Monday, April 29, 2013


A single function device of any kind is virtually obsolete; you would be hard pressed to find one. On June 11, 1997, Philippe Kahn wirelessly transmitted a cell phone picture of his daughter, Sophie and shared it instantly with more than 2,000 family members, friends and associates around the world (Wikipedia, 2013). This action marked the birth of visual communication. Mobile devices are no longer used exclusively for talking; they now allow us to not just talk but talk with FaceTime, an option in which you see your caller and they see you. You can browse the Internet, watch movies and television series, stream music, take photos and video, upload content directly to social media platforms, play games, calendar appointments, and navigate unknown territories with exact precision. All of these functions and more are capable because of convergence.

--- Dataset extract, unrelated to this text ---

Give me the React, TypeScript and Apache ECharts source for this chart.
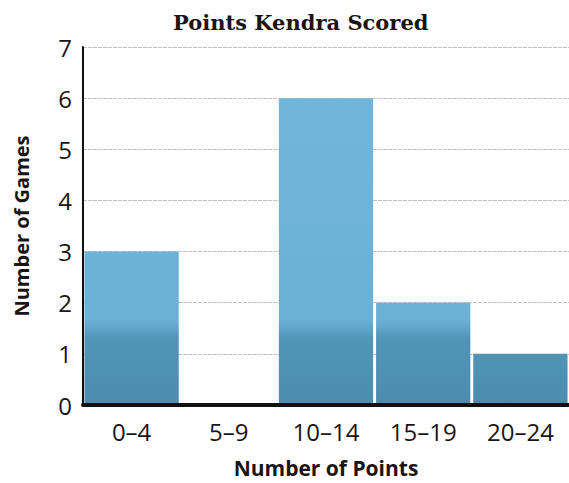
import React, { useEffect, useRef } from "react";
import * as echarts from "echarts";

const categories = ["0–4", "5–9", "10–14", "15–19", "20–24"];
const games = [3, 0, 6, 2, 1];
const yTicks = [0, 1, 2, 3, 4, 5, 6, 7];

const LABEL_FONT = "'Open Sans', 'Noto Sans', sans-serif";

export default function App() {
  const ref = useRef<HTMLDivElement>(null);

  useEffect(() => {
    if (!ref.current) return;
    const chart = echarts.init(ref.current, null, { renderer: "svg" });

    // printed-look fill: lighter blue above, darker band toward the baseline
    const barFill = new echarts.graphic.LinearGradient(
      0, 0, 0, 405,
      [
        { offset: 0, color: "#74b9dd" },
        { offset: 0.79, color: "#6bb1d5" },
        { offset: 0.835, color: "#5395b7" },
        { offset: 1, color: "#4b8caf" },
      ],
      true
    );

    chart.setOption({
      animation: false,
      backgroundColor: "#ffffff",
      title: {
        text: "Points Kendra Scored",
        left: 168,
        top: 7,
        textStyle: {
          fontFamily: "'DejaVu Serif', serif",
          fontWeight: "bold",
          fontSize: 21,
          color: "#1a1414",
        },
      },
      grid: {
        left: 83,
        right: 0,
        top: 47,
        bottom: 78,
        containLabel: false,
        outerBoundsMode: "none",
      },
      xAxis: {
        type: "category",
        data: categories,
        z: 5,
        name: "Number of Points",
        nameLocation: "middle",
        nameGap: 52,
        nameTextStyle: {
          fontFamily: LABEL_FONT,
          fontWeight: "bold",
          fontSize: 21,
          lineHeight: 22,
          color: "#1a1414",
        },
        axisLine: { lineStyle: { color: "#141010", width: 4 } },
        axisTick: { show: false },
        axisLabel: {
          fontFamily: LABEL_FONT,
          fontSize: 24,
          color: "#1a1414",
          margin: 14,
        },
      },
      yAxis: {
        type: "value",
        min: 0,
        max: yTicks[yTicks.length - 1],
        interval: 1,
        name: "Number of Games",
        nameLocation: "middle",
        nameGap: 52,
        nameTextStyle: {
          fontFamily: LABEL_FONT,
          fontWeight: "bold",
          fontSize: 20,
          color: "#1a1414",
        },
        axisLine: { show: true, lineStyle: { color: "#141010", width: 2 } },
        axisTick: { show: false },
        axisLabel: {
          fontFamily: LABEL_FONT,
          fontSize: 24,
          color: "#1a1414",
          margin: 11,
        },
        splitLine: {
          lineStyle: { color: "#c4c0c0", width: 1, type: [4, 1] },
        },
      },
      series: [
        {
          type: "bar",
          data: games,
          barCategoryGap: "3%",
          itemStyle: { color: barFill },
        },
      ],
    });

    return () => chart.dispose();
  }, []);

  return (
    <div
      ref={ref}
      style={{ position: "absolute", left: 0, top: 0, width: 569, height: 483 }}
    />
  );
}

In 1983, Ithiel de Sola Pool, PhD wrote Technologies of Freedom this was the undoubtedly the first book to lay the foundation of convergence as a force for change (Jenkins, 2006).  Convergence is more than a shift in technology; it alters the relationship between existing technologies, industries, markets, genres, and audiences (Jenkins, 2006). Convergence also alters the logic by which media industries operate and their process.

The New Orleans Media Experience set the tone for the coming decades and
the message was plain. 1. Convergence is coming and you better be ready.
2. Convergence is harder than it sounds. 3. Everyone will survive if everyone
works together. That was unfortunately one thing nobody knew how to do.
These predictions could not have been more decisive as partnerships reign supreme in the success of converging entities.

In our current media landscape, technology and media outlets cannot function successfully without multiple partnerships from various entities. When you attempt to login into various websites or accounts you are prompted with the questions, “would you like to log-in, sync this content, contacts, etc. using your Facebook account?” or “would you like the content you are viewing visible on your Facebook wall?” you see Amazon partnering with PayPal; there are very few ways to escape the convergence of technology and information.

What does all this shared information and technology mean for our futures? In some ways it has enhanced our lives and in other ways it has complicated things. The convergence of technology and media has created powerful, well informed consumers that are eager to participate in this society. 

(2013, 29 April). Retrieved from Wikipedia:
Jenkins, H. (2006). Convergence Culture: Where Old and New Media Collide. New York: New York University Press.